Radio Userland as Microsoft Lock-In

I'm playing around with Mozilla 1.0, and the Multizilla tabbed interface. I like it a lot. It's nice to finally see some innovation in the browser interface, which has been frozen for years. Mozilla still has its quirks, and I find myself missing some familiar ways of doing things in Internet Explorer, but none of these limitations are major. Except for one thing.
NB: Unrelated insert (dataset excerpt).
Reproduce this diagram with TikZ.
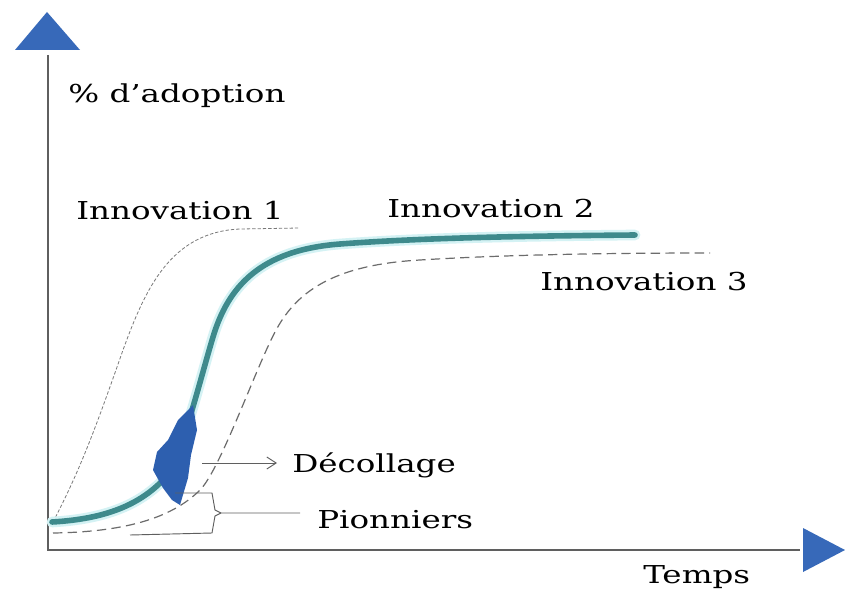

I use Radio Userland to manage this blog, and the text-editing tool appears to use IE-specific Javascript code. It simply doesn't show up in Mozilla. I can't even see the radio boxes to switch over to "source" mode and edit the HTML directly. In other words, I can't use Mozilla. Userland is a Microsoft-only shop. I understand the business need to develop for the dominant application -- after all, Userland is a small company. But this means I need to choose between the blogging tool I like and the browser I like. I'm not sure which one I'll pick.



Update: It's not as bad as I thought. I can still post to Radio in HTML mode using Mozilla. I thought it was in WYSIWYG mode without a WYSIWYG editor, so that I couldn't post at all. As noted in the comments, the WYSIWYG editor is a built-in feature of Internet Explorer, but there are efforts afoot to create something similar that is cross-platform.